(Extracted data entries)
-*-*-
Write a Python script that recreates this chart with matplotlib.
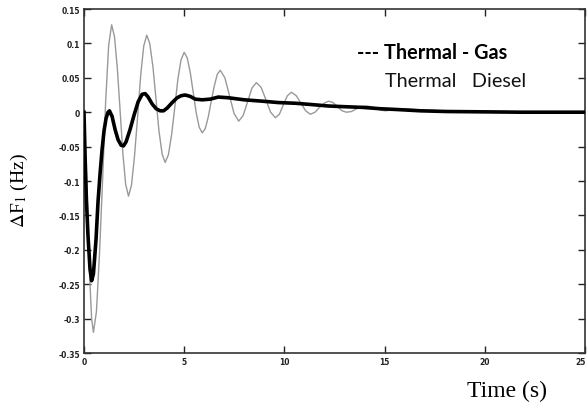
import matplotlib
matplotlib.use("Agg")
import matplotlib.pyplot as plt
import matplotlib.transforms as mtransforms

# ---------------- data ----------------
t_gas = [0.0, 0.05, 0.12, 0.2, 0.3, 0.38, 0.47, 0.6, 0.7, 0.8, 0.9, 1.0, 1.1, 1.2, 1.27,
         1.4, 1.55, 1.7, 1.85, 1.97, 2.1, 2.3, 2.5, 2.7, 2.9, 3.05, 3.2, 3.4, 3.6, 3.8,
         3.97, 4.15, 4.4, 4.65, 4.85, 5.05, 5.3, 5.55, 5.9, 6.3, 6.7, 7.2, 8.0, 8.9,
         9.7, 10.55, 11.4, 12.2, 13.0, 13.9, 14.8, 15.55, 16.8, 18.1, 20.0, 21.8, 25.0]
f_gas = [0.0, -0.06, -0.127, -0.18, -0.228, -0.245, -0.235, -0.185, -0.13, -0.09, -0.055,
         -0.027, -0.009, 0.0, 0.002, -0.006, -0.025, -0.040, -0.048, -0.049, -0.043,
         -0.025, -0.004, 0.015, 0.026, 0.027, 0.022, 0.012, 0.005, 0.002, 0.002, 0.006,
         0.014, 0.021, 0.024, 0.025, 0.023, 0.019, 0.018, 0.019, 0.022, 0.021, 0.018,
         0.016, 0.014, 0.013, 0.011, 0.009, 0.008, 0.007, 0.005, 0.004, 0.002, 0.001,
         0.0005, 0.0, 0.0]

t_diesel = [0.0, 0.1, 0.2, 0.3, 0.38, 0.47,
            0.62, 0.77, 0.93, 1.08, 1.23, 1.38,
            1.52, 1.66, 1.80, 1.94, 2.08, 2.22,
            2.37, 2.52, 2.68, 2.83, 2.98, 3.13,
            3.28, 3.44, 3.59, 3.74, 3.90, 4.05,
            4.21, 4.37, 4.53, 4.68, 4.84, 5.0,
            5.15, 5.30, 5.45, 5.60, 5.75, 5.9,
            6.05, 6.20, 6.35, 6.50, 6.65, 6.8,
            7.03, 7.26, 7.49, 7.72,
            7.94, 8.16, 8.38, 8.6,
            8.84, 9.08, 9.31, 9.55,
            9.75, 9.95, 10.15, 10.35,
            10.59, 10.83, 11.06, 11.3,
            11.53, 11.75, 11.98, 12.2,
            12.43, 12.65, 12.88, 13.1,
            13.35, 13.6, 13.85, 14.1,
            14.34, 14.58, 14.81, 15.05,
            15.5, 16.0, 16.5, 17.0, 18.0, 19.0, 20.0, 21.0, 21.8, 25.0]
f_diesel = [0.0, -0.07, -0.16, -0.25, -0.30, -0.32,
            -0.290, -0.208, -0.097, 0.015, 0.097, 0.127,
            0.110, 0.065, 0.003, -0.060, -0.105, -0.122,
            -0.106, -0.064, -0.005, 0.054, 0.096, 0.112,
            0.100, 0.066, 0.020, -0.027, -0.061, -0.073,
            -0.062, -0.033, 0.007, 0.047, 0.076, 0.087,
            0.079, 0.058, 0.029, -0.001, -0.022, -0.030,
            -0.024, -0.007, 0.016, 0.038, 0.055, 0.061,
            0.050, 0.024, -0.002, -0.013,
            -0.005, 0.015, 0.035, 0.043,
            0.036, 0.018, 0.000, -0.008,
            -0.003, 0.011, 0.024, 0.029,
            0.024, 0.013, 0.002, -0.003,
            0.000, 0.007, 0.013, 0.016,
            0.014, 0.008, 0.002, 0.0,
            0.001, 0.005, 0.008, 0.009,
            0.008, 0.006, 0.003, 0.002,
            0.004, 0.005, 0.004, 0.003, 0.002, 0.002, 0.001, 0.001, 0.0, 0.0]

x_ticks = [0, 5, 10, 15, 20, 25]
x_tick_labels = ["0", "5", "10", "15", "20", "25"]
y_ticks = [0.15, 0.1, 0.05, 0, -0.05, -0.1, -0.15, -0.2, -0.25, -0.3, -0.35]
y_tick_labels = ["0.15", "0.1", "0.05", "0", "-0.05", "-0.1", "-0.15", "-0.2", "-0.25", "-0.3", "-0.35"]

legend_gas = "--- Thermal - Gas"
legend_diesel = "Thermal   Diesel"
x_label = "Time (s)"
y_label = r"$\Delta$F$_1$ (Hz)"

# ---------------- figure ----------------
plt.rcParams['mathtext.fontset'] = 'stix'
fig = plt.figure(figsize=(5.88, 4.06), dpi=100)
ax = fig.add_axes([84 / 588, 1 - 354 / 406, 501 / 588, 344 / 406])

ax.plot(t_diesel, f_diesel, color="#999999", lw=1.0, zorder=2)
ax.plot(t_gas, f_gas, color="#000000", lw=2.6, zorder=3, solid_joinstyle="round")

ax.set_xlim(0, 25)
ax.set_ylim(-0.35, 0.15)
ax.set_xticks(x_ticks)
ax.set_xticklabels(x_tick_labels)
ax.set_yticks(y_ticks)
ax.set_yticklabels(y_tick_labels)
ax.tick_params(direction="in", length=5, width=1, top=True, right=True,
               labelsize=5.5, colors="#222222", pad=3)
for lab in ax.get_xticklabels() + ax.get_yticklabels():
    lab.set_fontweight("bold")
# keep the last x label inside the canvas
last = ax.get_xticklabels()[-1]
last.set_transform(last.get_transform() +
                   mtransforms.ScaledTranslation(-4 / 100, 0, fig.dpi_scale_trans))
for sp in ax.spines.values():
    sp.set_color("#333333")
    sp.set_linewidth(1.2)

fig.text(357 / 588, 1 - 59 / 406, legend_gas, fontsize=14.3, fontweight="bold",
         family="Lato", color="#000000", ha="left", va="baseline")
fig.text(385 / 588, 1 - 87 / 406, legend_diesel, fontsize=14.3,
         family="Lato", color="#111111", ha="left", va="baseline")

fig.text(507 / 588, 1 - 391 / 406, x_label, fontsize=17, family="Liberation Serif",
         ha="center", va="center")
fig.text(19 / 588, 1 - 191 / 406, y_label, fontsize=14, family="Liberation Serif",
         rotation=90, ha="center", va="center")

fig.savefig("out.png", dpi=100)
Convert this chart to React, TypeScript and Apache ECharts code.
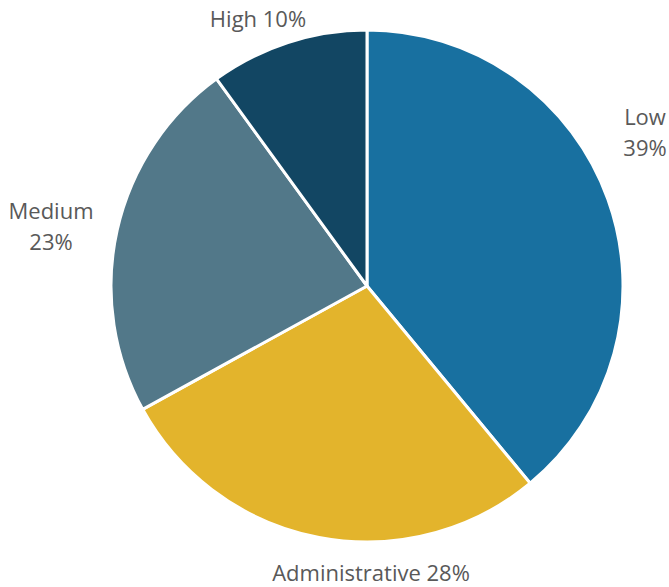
-*-*-
Job: Your task is to repeat the opening line of the entries above and each line after it, ending with the line that has "import matplotlib.transforms as mtransforms". Do not include the pictures.

Solution for this exercise:
Write a Python script that recreates this chart with matplotlib.
import matplotlib
matplotlib.use("Agg")
import matplotlib.pyplot as plt
import matplotlib.transforms as mtransforms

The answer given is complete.